In Lebanon's golden age — the 1950s and 1960s — the name Najib Hankash filled the airwaves, graced the pages of magazines and newspapers, and was on everyone's lips. The man was not merely a multifaceted figure who combined poetry, writing, media work, musical composition, and the crafting of comic anecdotes; he was a Lebanese social, cultural, and artistic phenomenon. Celebrities, the wealthy, intellectuals, and politicians sought his company; people jostled to knock on his door; and wherever he was present, silence gave way to joy, merriment, and laughter. It was no surprise, then, that the great journalist Saeed Frayha bestowed on him the title of "Lebanon's wit." Hankash was, in brief, a cheerful and beloved personality wherever he went, possessed of a remarkable ability to coax smiles and laughter from those around him — yet he concealed within himself a deep sorrow over the long years in which he had known orphanhood, poverty, and deprivation in his homeland, and exile, isolation, and hardship abroad.

He was born in the Mar Elias neighbourhood of Zahle in 1899, and lived a life that was half rural, half urban. Poverty drove him to leave his homeland for Brazil in 1922, while still in the prime of his youth, in the hope of improving his circumstances. There began the epic of his struggle, which claimed long years of his life. He moved from one profession to another: he sang, he wrote for the press, he composed jokes and comic tales, and in 1934 he founded a newspaper in São Paulo under the name Jaridат Lubnan (Lebanon Newspaper). He worked as a street vendor, carrying his wares in a box on his back and walking from place to place to sell them to shopkeepers. During that same period he also worked distributing the Egyptian film "The White Rose" among the Arab community in Brazil, and participated by singing and telling jokes at some musical gatherings.

After 25 years of exile and hardship, he managed to accumulate enough money to establish his ventures and realise his ambitions for a dignified, settled life in his homeland, which he had never stopped longing for and to which he returned periodically. Through those visits to Lebanon he succeeded in building warm relations with the political and high-society classes, winning his way into their circles by dint of his gifts for wit and charm, his refined manner, and his eloquent tongue.

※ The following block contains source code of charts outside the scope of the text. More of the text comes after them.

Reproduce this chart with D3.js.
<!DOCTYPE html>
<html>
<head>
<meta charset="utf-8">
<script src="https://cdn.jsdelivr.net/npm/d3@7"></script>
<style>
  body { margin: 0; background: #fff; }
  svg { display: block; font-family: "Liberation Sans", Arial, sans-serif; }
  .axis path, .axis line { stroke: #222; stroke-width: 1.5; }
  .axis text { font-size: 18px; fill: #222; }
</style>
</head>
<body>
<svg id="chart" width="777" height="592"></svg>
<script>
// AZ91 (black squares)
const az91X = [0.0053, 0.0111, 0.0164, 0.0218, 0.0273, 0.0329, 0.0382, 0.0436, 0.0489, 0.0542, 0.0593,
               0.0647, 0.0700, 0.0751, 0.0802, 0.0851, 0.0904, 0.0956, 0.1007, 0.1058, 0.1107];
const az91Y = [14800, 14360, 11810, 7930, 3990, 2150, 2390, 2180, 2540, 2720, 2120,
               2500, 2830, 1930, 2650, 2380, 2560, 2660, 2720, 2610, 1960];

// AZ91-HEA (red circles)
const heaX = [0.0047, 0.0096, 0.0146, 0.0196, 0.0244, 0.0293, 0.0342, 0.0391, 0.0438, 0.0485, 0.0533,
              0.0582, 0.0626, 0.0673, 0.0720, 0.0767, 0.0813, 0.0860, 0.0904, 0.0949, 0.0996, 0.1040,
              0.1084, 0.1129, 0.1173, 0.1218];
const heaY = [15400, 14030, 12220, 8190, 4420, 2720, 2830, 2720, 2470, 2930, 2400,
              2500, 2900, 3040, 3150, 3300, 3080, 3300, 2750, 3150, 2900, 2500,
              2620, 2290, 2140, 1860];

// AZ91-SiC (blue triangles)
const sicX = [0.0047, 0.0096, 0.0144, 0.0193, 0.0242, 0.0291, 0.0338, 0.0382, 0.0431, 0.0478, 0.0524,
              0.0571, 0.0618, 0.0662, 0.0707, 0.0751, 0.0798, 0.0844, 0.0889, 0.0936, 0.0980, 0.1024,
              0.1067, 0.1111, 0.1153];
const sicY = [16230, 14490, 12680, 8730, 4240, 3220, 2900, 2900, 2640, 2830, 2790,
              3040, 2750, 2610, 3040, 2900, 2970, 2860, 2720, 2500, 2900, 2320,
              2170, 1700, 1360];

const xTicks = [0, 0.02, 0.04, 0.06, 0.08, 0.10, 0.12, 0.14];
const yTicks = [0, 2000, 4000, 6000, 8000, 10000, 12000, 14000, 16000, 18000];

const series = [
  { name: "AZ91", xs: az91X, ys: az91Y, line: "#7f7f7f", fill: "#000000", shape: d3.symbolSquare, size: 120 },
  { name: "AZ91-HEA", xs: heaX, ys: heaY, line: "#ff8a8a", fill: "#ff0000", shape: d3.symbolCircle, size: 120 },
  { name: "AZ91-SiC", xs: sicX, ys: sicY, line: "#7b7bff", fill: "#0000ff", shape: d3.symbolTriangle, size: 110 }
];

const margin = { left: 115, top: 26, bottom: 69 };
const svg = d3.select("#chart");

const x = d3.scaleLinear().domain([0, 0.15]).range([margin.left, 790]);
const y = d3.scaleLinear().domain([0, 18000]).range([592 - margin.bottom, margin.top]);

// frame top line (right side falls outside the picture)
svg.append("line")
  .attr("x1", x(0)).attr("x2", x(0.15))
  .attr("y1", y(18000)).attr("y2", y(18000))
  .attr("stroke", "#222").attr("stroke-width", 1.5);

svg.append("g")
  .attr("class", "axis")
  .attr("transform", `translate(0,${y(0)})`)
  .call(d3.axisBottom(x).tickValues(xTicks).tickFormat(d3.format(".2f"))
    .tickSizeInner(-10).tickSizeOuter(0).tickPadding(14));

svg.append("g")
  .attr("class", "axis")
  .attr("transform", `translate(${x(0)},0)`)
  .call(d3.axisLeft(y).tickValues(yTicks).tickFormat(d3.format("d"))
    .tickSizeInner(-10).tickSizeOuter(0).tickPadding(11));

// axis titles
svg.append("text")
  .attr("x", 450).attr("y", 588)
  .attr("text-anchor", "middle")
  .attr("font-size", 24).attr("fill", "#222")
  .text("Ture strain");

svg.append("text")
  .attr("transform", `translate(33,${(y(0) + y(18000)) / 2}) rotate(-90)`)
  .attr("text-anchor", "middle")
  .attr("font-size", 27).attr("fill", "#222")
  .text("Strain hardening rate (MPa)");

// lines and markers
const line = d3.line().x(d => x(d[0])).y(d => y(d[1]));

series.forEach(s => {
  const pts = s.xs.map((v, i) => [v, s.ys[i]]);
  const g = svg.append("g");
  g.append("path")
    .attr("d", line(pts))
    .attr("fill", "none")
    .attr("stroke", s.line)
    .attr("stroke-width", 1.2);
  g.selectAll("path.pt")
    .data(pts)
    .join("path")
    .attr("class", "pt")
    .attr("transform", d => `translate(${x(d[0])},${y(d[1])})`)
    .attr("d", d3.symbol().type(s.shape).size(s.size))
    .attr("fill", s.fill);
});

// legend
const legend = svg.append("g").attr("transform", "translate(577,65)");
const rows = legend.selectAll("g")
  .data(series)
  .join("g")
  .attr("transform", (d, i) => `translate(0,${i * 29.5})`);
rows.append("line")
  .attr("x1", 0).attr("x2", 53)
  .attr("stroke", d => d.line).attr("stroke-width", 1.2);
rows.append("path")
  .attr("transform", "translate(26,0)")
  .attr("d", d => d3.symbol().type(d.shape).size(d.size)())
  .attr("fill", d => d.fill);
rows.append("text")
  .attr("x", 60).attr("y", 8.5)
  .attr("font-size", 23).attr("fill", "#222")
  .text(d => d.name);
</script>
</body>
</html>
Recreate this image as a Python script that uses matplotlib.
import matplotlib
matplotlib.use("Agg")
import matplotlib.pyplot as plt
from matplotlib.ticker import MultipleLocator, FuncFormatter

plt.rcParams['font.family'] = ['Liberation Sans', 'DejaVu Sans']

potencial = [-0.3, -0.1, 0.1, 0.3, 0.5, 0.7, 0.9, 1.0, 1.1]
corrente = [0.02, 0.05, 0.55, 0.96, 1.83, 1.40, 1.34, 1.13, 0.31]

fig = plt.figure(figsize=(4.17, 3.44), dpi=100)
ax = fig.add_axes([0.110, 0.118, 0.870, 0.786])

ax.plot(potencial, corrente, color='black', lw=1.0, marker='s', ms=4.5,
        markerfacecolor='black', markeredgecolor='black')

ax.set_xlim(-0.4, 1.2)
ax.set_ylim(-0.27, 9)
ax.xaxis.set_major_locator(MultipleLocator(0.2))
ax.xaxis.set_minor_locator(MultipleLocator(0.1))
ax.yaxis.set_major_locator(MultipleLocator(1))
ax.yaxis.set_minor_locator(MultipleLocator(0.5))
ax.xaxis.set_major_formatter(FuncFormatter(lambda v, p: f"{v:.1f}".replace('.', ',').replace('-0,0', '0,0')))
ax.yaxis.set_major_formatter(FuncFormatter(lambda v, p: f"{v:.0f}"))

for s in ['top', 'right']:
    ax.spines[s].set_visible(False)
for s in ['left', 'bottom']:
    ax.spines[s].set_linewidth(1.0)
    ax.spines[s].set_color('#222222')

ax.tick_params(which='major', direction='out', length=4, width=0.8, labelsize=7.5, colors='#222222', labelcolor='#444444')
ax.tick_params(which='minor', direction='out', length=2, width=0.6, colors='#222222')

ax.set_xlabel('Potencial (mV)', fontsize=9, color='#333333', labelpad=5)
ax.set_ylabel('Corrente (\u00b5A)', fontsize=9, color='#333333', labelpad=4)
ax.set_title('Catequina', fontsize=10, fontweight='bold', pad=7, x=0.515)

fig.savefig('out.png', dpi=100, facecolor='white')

In 1947 he decided to leave Brazil and settle in Lebanon, assured that his reputation had spread widely in political, financial, social, and journalistic circles as a self-made Lebanese man from the Latin diaspora. Hankash chose to invest part of the fortune he had accumulated through his own efforts in Lebanon, specifically in the tourism sector — at the time Lebanon's most powerful asset. He came to own, or hold a stake in, luxury establishments such as the Auberge restaurant, the Casino Al Wadi restaurant, and the Chtaura Park Hotel. Through these venues, frequented by celebrities and high society, he consolidated his social ties until he became a friend to every star and a star at every gathering.

He broke into Lebanese journalism, writing first news stories and striking tales seasoned with his personal touch, along with humorous anecdotes in the colloquial dialect, for the newspapers Zahle Al Fatah and Al Telegraph, and later for the weekly Al Sayyad, founded by his friend Saeed Frayha, who was no less celebrated, witty, elegant, or spontaneous than he was. From journalism he made his way into Lebanese television, appearing on its black-and-white screen to present several programmes, among them a weekly show in which he hosted a select group of his country's artists, including Sabah, Wadih El Safi, Fairuz, Nasri Shamseddine, the Rahbani Brothers, Farid Al Atrash, and Abdel Salam Al Nabulsi.

In addition to the above, he published, in stages, a number of works bearing titles such as Hankashiyyat Mutanawwia (Various Hankash Pieces) and Dhikrayat Hankashiyya (Hankash Memoirs), into which he gathered his anecdotes, articles, the distilled lessons of his life experience, and his recollections of his years in the Brazilian diaspora. The introductory pages of these works were written by his celebrated colleagues and friends — sometimes by Mikhail Naimy, sometimes by Saeed Frayha, and so on.

Among the achievements credited to him is his adaptation of the well-known Argentine tune "La Cumparsita" as the melody for the song "Give Me the Flute and Sing," whose lyrics were written by Kahlil Gibran, a song that would become one of Fairuz's musical icons.

Hankash bid farewell to this world in Beirut on 17 April 1979, and Lebanon lost its witty Hankash.